WHAT THE TASK REQUIRES –
Keep the wording of each record exactly the same when you repeat it, and leave out pictures.

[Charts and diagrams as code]
________
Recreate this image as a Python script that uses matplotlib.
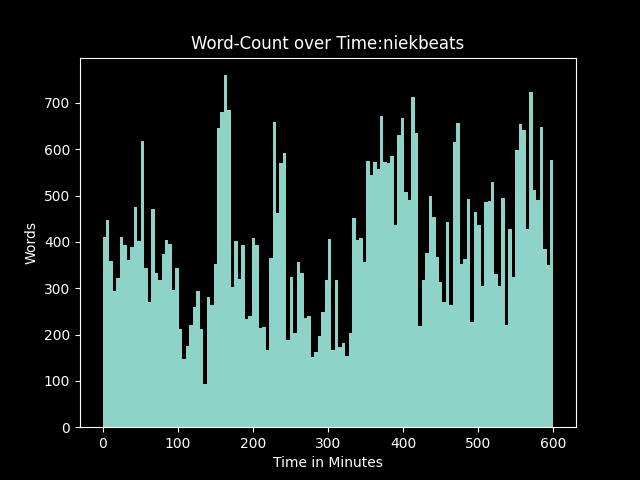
import numpy as np
import matplotlib
matplotlib.use("Agg")
import matplotlib.pyplot as plt

plt.style.use("dark_background")

words = [
    410, 447, 359, 294, 322, 410, 393, 361, 389, 475, 402, 618, 343, 270, 471, 333, 318, 374,
    404, 395, 296, 343, 212, 147, 175, 220, 259, 294, 212, 93, 281, 264, 352, 646, 681, 760, 685,
    302, 402, 320, 393, 233, 240, 408, 393, 214, 216, 166, 365, 659, 462, 570, 592, 188, 324, 203,
    356, 333, 236, 240, 151, 162, 197, 248, 318, 406, 166, 318, 173, 181, 153, 203, 451, 404, 408,
    356, 575, 544, 572, 557, 672, 572, 570, 585, 436, 631, 667, 508, 490, 713, 635, 218, 318,
    376, 499, 453, 367, 313, 270, 443, 264, 616, 657, 352, 363, 493, 227, 465, 436, 305, 486, 488,
    529, 331, 305, 495, 220, 428, 324, 598, 655, 642, 428, 724, 512, 490, 648, 385, 350, 577,
]
t_start = 0
t_end = 600

edges = np.linspace(t_start, t_end, len(words) + 1)
centers = (edges[:-1] + edges[1:]) / 2

fig, ax = plt.subplots(figsize=(6.4, 4.8), dpi=100)
ax.hist(centers, bins=edges, weights=words)
ax.set_title("Word-Count over Time:niekbeats")
ax.set_xlabel("Time in Minutes")
ax.set_ylabel("Words")
fig.savefig("out.png", dpi=100)
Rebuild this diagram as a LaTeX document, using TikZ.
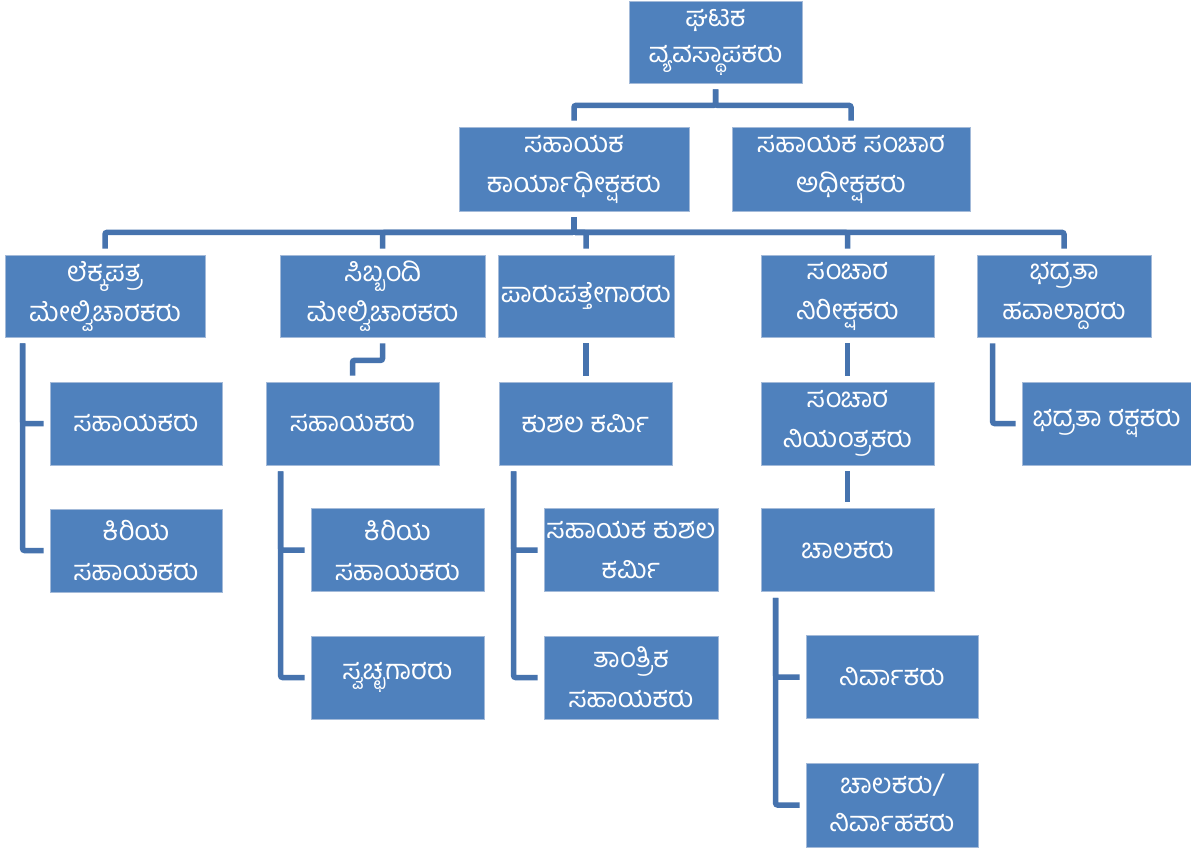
________
THE REPLY –
Recreate this image as a Python script that uses matplotlib.
import numpy as np
import matplotlib
matplotlib.use("Agg")
import matplotlib.pyplot as plt

plt.style.use("dark_background")

words = [
    410, 447, 359, 294, 322, 410, 393, 361, 389, 475, 402, 618, 343, 270, 471, 333, 318, 374,
    404, 395, 296, 343, 212, 147, 175, 220, 259, 294, 212, 93, 281, 264, 352, 646, 681, 760, 685,
    302, 402, 320, 393, 233, 240, 408, 393, 214, 216, 166, 365, 659, 462, 570, 592, 188, 324, 203,
    356, 333, 236, 240, 151, 162, 197, 248, 318, 406, 166, 318, 173, 181, 153, 203, 451, 404, 408,
    356, 575, 544, 572, 557, 672, 572, 570, 585, 436, 631, 667, 508, 490, 713, 635, 218, 318,
    376, 499, 453, 367, 313, 270, 443, 264, 616, 657, 352, 363, 493, 227, 465, 436, 305, 486, 488,
    529, 331, 305, 495, 220, 428, 324, 598, 655, 642, 428, 724, 512, 490, 648, 385, 350, 577,
]
t_start = 0
t_end = 600

edges = np.linspace(t_start, t_end, len(words) + 1)
centers = (edges[:-1] + edges[1:]) / 2

fig, ax = plt.subplots(figsize=(6.4, 4.8), dpi=100)
ax.hist(centers, bins=edges, weights=words)
ax.set_title("Word-Count over Time:niekbeats")
ax.set_xlabel("Time in Minutes")
ax.set_ylabel("Words")
fig.savefig("out.png", dpi=100)
Rebuild this diagram as a LaTeX document, using TikZ.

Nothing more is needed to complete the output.